La Corte ha dato risposta negativa al quesito, affermando che:

  • qualora il ricorso per cassazione venga notificato con modalità telematica, dell'atto introduttivo – non presentabile in originale (giacché dinanzi al Collegio di legittimità non risulta ancora attivato il processo telematico) – deve essere depositata, nel termine di 20 giorni sancito dal primo comma dell'art. 369 c.p.c., una copia analogica (completa di quanto necessario per comprovare la notificazione) certificata conforme all'originale a cura del difensore, a norma dell'art. 9, commi 1-bis e 1-ter, della l. 21 gennaio 1994, n. 53;
  • l'assenza di detta attestazione autografa dell'avvocato non appare surrogabile invocandosi l'autentica in calce alla procura speciale ad litem, poiché quest'ultima ha un oggetto diverso (= la veridicità della firma apposta dal cliente sulla delega) e si colloca in epoca sempre anteriore rispetto all'altra (che riguarda anche una circostanza – la notificazione – sicuramente successiva al momento in cui viene certificata la firma sulla procura);
  • nella fattispecie, infine, non è nemmeno adducibile l'orientamento giurisprudenziale che attribuisce effetto sanante all'inserimento nel fascicolo di un esemplare dell'atto prodotto dalla parte intimata, in quanto quest'ultima si è astenuta dal compiere attività difensive avanti la Cassazione, così da non potersi escludere che una simile inerzia sia dipesa da una qualche anomalia del procedimento notificatorio del ricorso.

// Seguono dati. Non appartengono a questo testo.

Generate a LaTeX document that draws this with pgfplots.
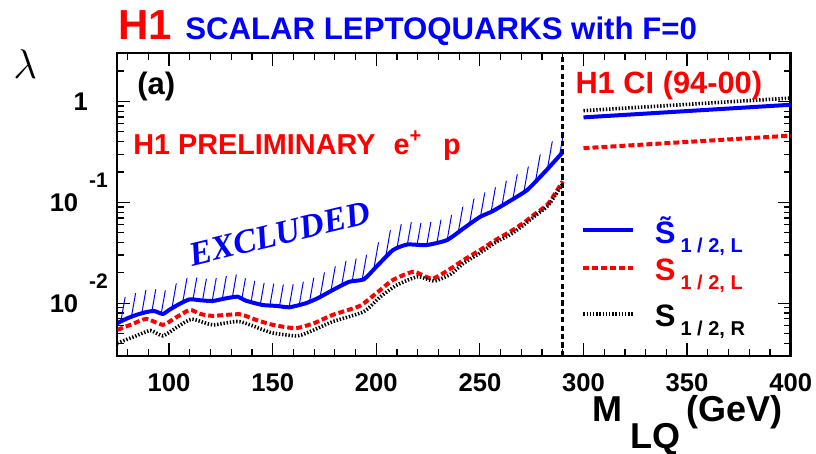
\documentclass[border=0pt]{standalone}
\usepackage{pgfplots}
\pgfplotsset{compat=1.18}
\usepackage{pgfplotstable}
\usepgfplotslibrary{fillbetween}
\usetikzlibrary{patterns.meta}
\usepackage{fontspec}
\setmainfont{Liberation Sans}
\newfontfamily\serifbi{Liberation Serif}

% S~_{1/2,L} (blue, solid)
\pgfplotstableread{
x y
75 0.00635
80 0.00711
85 0.00776
90 0.00826
93 0.00835
97 0.00783
100 0.00857
105 0.00984
110 0.01094
115 0.0107
121 0.01052
127 0.01114
133 0.01161
137 0.01061
145 0.00961
152 0.0094
158 0.00912
166 0.0100
172 0.01128
179 0.01352
187 0.01633
194 0.01726
200 0.02296
208 0.03357
215 0.0382
224 0.03767
234 0.04217
242 0.05495
250 0.07161
256 0.08147
265 0.1047
273 0.1334
282 0.207
290 0.314
}\blueLQ

% S_{1/2,L} (red, dashed)
\pgfplotstableread{
x y
75 0.00545
82 0.00618
89 0.0070
97 0.00611
103 0.00716
110 0.00859
115 0.00784
121 0.0075
134 0.00778
142 0.00684
150 0.00611
161 0.00566
170 0.00635
179 0.00767
192 0.0094
200 0.01256
208 0.01698
218 0.0205
227 0.0175
236 0.02213
242 0.02673
250 0.0336
258 0.04285
265 0.0517
271 0.0625
277 0.0778
283 0.0971
290 0.162
}\redLQ

% S_{1/2,R} (black, dotted)
\pgfplotstableread{
x y
75 0.00403
83 0.00465
91 0.00537
97 0.00475
104 0.00583
111 0.00695
121 0.00611
134 0.00658
149 0.00513
162 0.00475
170 0.00545
179 0.00658
194 0.00826
202 0.01161
210 0.01517
220 0.01832
228 0.0166
236 0.01945
242 0.02483
250 0.0314
258 0.04055
265 0.0483
271 0.0593
277 0.0745
283 0.0933
290 0.153
}\blackLQ

\begin{document}
\begin{tikzpicture}
\begin{axis}[
  at={(0pt,0pt)}, anchor=south west,
  scale only axis, width=336.7pt, height=151.35pt,
  xmin=75, xmax=400, ymode=log, ymin=0.003, ymax=3,
  xtick={100,150,...,400},
  minor xtick={80,90,...,390},
  ytick={0.01,0.1},
  yticklabels={
    {10\hspace{5.5pt}\smash{\raisebox{11.7pt}{\fontsize{10.5}{10.5}\selectfont -2}}},
    {10\hspace{5.5pt}\smash{\raisebox{11.7pt}{\fontsize{10.5}{10.5}\selectfont -1}}}},
  extra y ticks={1},
  extra y tick labels={1},
  extra y tick style={yticklabel style={xshift=-10pt}},
  minor ytick={0.004,0.005,0.006,0.007,0.008,0.009,0.02,0.03,0.04,0.05,0.06,0.07,0.08,0.09,0.2,0.3,0.4,0.5,0.6,0.7,0.8,0.9,2},
  /pgf/number format/assume math mode=true,
  tick label style={font=\bfseries\fontsize{12.8}{13}\selectfont},
  xticklabel style={anchor=north, inner sep=0pt, yshift=-8.5pt},
  yticklabel style={anchor=east, inner sep=0pt, xshift=-4.5pt},
  axis line style={line width=1.2pt},
  tick style={line width=0.6pt, black},
  major tick length=6.5pt, minor tick length=3.25pt,
  tick align=inside,
]
\addplot[draw=none, forget plot, smooth, tension=0.35, name path=upper] table[x=x, y expr=\thisrow{y}*1.66] {\blueLQ};
\addplot[blue, line width=2pt, smooth, tension=0.35, name path=lower] table[x=x, y=y] {\blueLQ};
\addplot[red, line width=2pt, smooth, tension=0.35, dash pattern=on 3pt off 1.5pt] table[x=x, y=y] {\redLQ};
\addplot[black, line width=1.8pt, smooth, tension=0.35, dash pattern=on 0.7pt off 0.9pt] table[x=x, y=y] {\blackLQ};
\addplot[pattern={Lines[angle=80, distance=4.8pt, line width=0.5pt]}, pattern color=blue, draw=none, forget plot] fill between[of=lower and upper];
% H1 CI (94-00) limits
\addplot[forget plot, blue, line width=2pt] coordinates {(300,0.695) (400,0.927)};
\addplot[forget plot, red, line width=2pt, dash pattern=on 3pt off 1.5pt] coordinates {(300,0.344) (400,0.458)};
\addplot[forget plot, black, line width=1.8pt, dash pattern=on 0.7pt off 0.9pt] coordinates {(300,0.81) (400,1.08)};
% boundary of direct search
\addplot[forget plot, black, line width=1.6pt, dash pattern=on 2.6pt off 1.6pt] coordinates {(290,0.003) (290,3)};
% legend keys
\addplot[forget plot, blue, line width=2pt] coordinates {(300,0.0529) (323.7,0.0529)};
\addplot[forget plot, red, line width=2pt, dash pattern=on 3pt off 1.5pt] coordinates {(300,0.02216) (323.7,0.02216)};
\addplot[forget plot, black, line width=1.8pt, dash pattern=on 0.7pt off 0.9pt] coordinates {(300,0.00779) (323.7,0.00779)};
\end{axis}
% legend texts
\node[anchor=base west, inner sep=0pt, text=blue, font=\bfseries] at (268.6pt,56pt) {\fontsize{15.5}{15.5}\selectfont S̃\hspace{2.5pt}\raisebox{-4.5pt}{\fontsize{10}{10}\selectfont 1 / 2, L}};
\node[anchor=base west, inner sep=0pt, text=red, font=\bfseries] at (268.6pt,37.65pt) {\fontsize{15.5}{15.5}\selectfont S\hspace{2.5pt}\raisebox{-4.5pt}{\fontsize{10}{10}\selectfont 1 / 2, L}};
\node[anchor=base west, inner sep=0pt, text=black, font=\bfseries] at (268.6pt,14.65pt) {\fontsize{15.5}{15.5}\selectfont S\hspace{2.5pt}\raisebox{-4.5pt}{\fontsize{10}{10}\selectfont 1 / 2, R}};
% titles and annotations
\node[anchor=base west, inner sep=0pt, text=red, font=\bfseries\fontsize{21}{21}\selectfont] at (0.3pt,158.4pt) {H1};
\node[anchor=base west, inner sep=0pt, text=blue, font=\bfseries\fontsize{15.6}{15.6}\selectfont] at (33.8pt,158.4pt) {SCALAR LEPTOQUARKS with F=0};
\node[inner sep=0pt] at (-46pt,146pt) {\fontsize{20}{20}\selectfont$\lambda$};
\node[anchor=base west, inner sep=0pt, font=\bfseries\fontsize{15.5}{15.5}\selectfont] at (9.8pt,130.5pt) {(a)};
\node[anchor=base west, inner sep=0pt, text=red, font=\bfseries\fontsize{14.4}{14.4}\selectfont] at (7.85pt,100.5pt) {H1 PRELIMINARY\hspace{9pt}e\raisebox{6pt}{\fontsize{10}{10}\selectfont +}\hspace{11pt}p};
\node[anchor=base west, inner sep=0pt, text=red, font=\bfseries\fontsize{15.4}{15.4}\selectfont] at (228.9pt,131pt) {H1 CI (94-00)};
\node[rotate=13.5, inner sep=0pt, text=blue, font=\serifbi\bfseries\itshape\fontsize{17}{17}\selectfont] at (81.3pt,61.1pt) {EXCLUDED};
\node[anchor=base west, inner sep=0pt, font=\bfseries\fontsize{18}{18}\selectfont] at (237.5pt,-32.85pt) {M\hspace{4pt}\raisebox{-13.2pt}{LQ}\hspace{3pt}(GeV)};
\pgfresetboundingbox
\path[use as bounding box] (-58.65pt,-49pt) rectangle (349.35pt,178pt);
\end{tikzpicture}
\end{document}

Alla luce dei suestesi rilievi, il gravame di Alfa è stato dichiarato improcedibile.

Osservazioni

La rigida tesi espressa dalla pronunzia in commento, avente conseguenze dirompenti anche sul piano della responsabilità professionale dell'avvocato, si colloca nel solco di quanto statuito dalla VI Sezione civile (nella composizione prevista dal paragrafo 4.2 delle tabelle della Corte) con l'ordinanza n. 30918 del 22 dicembre 2017; quest'ultima aveva avuto occasione di ribadire (fra l'altro) che:

(i) il termine di 20 giorni per depositare la copia analogica conforme del ricorso notificato via PEC è perentorio e non passibile di proroga, non essendo recuperabile una condizione di procedibilità mancante al momento dello spirare del dies contemplato dall'art. 369 c.p.c.;

(ii) poiché l'improcedibilità attiene ad una verifica di carattere pubblicistico ed ha natura indisponibile, s'appalesa irrilevante l'assenza – ad opera della controparte - di contestazioni sulla conformità della copia.

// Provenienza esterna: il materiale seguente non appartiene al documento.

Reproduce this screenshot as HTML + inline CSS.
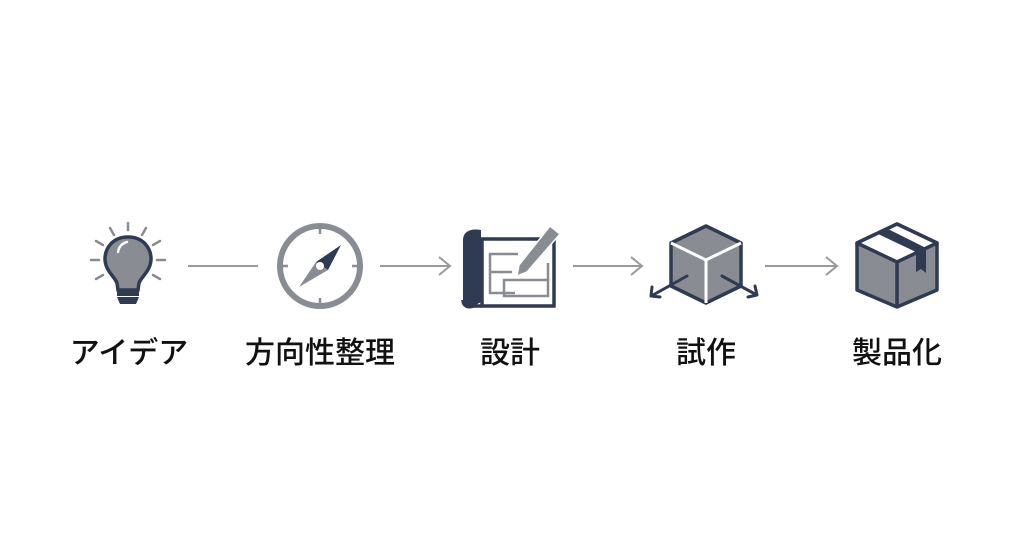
<!DOCTYPE html>
<html><head><meta charset="utf-8"><style>
html,body{margin:0;padding:0;background:#fff;width:1024px;height:533px;overflow:hidden}
svg{display:block}
text{font-family:"Liberation Sans","Noto Sans CJK JP",sans-serif;font-size:30px;font-weight:500;fill:#111;text-anchor:middle}
</style></head><body>
<svg width="1024" height="533" viewBox="0 0 1024 533">
<g stroke="#8a8c93" stroke-width="2.5" stroke-linecap="round">
<line x1="128" y1="223" x2="128" y2="230"/>
<line x1="110" y1="228" x2="114" y2="235"/>
<line x1="146" y1="228" x2="142" y2="235"/>
<line x1="96" y1="241" x2="103" y2="245"/>
<line x1="160" y1="241" x2="153" y2="245"/>
<line x1="91" y1="260" x2="99" y2="260"/>
<line x1="157" y1="260" x2="165" y2="260"/>
<line x1="96" y1="279" x2="103" y2="275"/>
<line x1="160" y1="279" x2="153" y2="275"/>
</g>
<path d="M128 237 C112 237 105 249 105 259 C105 270 114 276 117 283 L118 290 L138 290 L139 283 C142 276 151 270 151 259 C151 249 144 237 128 237 Z" fill="#8a8c93" stroke="#2f3b52" stroke-width="3.5"/>
<path d="M118 252 C119 246 123 243 127 242" stroke="#fff" stroke-width="2.5" fill="none" stroke-linecap="round"/>
<rect x="117" y="291" width="22" height="5" fill="#2f3b52"/>
<path d="M117 297 L139 297 L136 304 L120 304 Z" fill="#2f3b52"/>
<g stroke="#9a9a9a" stroke-width="2" fill="none">
<line x1="188" y1="266" x2="258" y2="266"/>
<line x1="380" y1="266" x2="450" y2="266"/><path d="M439 257 L450 266 L439 275"/>
<line x1="573" y1="266" x2="642" y2="266"/><path d="M631 257 L642 266 L631 275"/>
<line x1="765" y1="266" x2="837" y2="266"/><path d="M826 257 L837 266 L826 275"/>
</g>
<circle cx="320" cy="266" r="40" fill="none" stroke="#8a8c93" stroke-width="6"/>
<g stroke="#8a8c93" stroke-width="2.5"><line x1="320" y1="226" x2="320" y2="234"/><line x1="320" y1="298" x2="320" y2="306"/><line x1="280" y1="266" x2="288" y2="266"/><line x1="352" y1="266" x2="360" y2="266"/></g>
<path d="M341 245 L328 270 L316 262 Z" fill="#2f3b52"/>
<path d="M299 287 L316 262 L328 270 Z" fill="#8a8c93"/>
<circle cx="320" cy="266" r="4" fill="#fff"/>
<rect x="482" y="239" width="72" height="67" fill="none" stroke="#2f3b52" stroke-width="3.5"/>
<path d="M481 230 C470 228 463 232 463 240 L463 300 C463 306 468 308 474 306 L481 302 Z" fill="#2f3b52"/>
<path d="M463 300 C463 306 468 308 474 306 L482 306" fill="none" stroke="#2f3b52" stroke-width="3.5"/>
<g fill="none" stroke="#8a8c93" stroke-width="2.5">
<path d="M518 254 L490 254 L490 293 L515 293"/><line x1="490" y1="272" x2="512" y2="272"/>
<path d="M504 280 L548 280 L548 296 L504 296 Z"/><line x1="548" y1="263" x2="548" y2="280"/>
</g>
<path d="M550 226 L560 234 L527 272 L517 276 L519 265 Z" fill="#8a8c93" stroke="#fff" stroke-width="1.5"/>
<path d="M706 226 L741 243 L741 286 L706 303 L671 286 L671 243 Z" fill="#8a8c93" stroke="#2f3b52" stroke-width="3.5" stroke-linejoin="round"/>
<path d="M671 243 L706 260 L741 243 M706 260 L706 303" fill="none" stroke="#fff" stroke-width="3"/>
<g stroke="#2f3b52" stroke-width="3" fill="none" stroke-linecap="round" stroke-linejoin="round">
<line x1="687" y1="276" x2="653" y2="295"/><path d="M652 287 L651 296 L660 297"/>
<line x1="722" y1="276" x2="755" y2="294"/><path d="M755 286 L757 295 L748 297"/>
</g>
<path d="M897 224 L937 243 L937 290 L897 307 L857 290 L857 243 Z" fill="#8a8c93" stroke="#2f3b52" stroke-width="3.5" stroke-linejoin="round"/>
<path d="M857 243 L897 262 L937 243 L897 224 Z" fill="#fff" stroke="#2f3b52" stroke-width="3.5" stroke-linejoin="round"/>
<path d="M878 234 L916 252 L916 272 L921 269 L926 273 L926 248 L888 229 Z" fill="#2f3b52"/>
<line x1="897" y1="262" x2="897" y2="307" stroke="#2f3b52" stroke-width="3.5"/>
<text x="129" y="363">アイデア</text>
<text x="320" y="363">方向性整理</text>
<text x="510" y="363">設計</text>
<text x="706" y="363">試作</text>
<text x="897" y="363">製品化</text>
</svg>
</body></html>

Tale opinione è stata superata il 24 settembre 2018 dalle Sezioni Unite della Corte, le quali con la sentenza n. 22438 (si veda la News sul Portale) hanno (lodevolmente) avvertito l'esigenza di avvalersi del potere loro attribuito dal disposto dell'art. 363 c.p.c., stabilendo in applicazione dei princìpi costituzionali, comunitari e sovranazionali (artt. 47 Carta di Nizza, art. 6 Trattato CEDU) del giusto processo, dell'effettività della tutela giurisdizionale e del diritto di difesa – che il deposito di una copia informe (= non autentica) del ricorso notificato via PEC, se avvenuto nel rispetto del termine sancito dall'art. 369 c.p.c., non vale a rendere improcedibile l'impugnazione quando:

a) il/gli intimato/i, in possesso dell'originale notificato dell'atto, notifica/no (anche oltre il termine di legge) il controricorso e certifica/no la genuinità dell'atto avversario o comunque non la disconosce/ono (con gli effetti contemplati dall'art. 23, comma 2, del d.lgs. 7 marzo 2005, n. 82, applicabile al processo civile in virtù del disposto dell'art. 2, sesto comma, dello stesso codice dell'amministrazione digitale);

b) nell'ipotesi di inattività di anche un solo intimato (il quale non abbia notificato il controricorso) o di esplicito disconoscimento da parte del medesimo, il ricorrente produce l'attestazione di conformità ex art. 9 l. n. 53/1994 entro l'udienza di discussione del ricorso o l'adunanza in camera di consiglio per la sua decisione.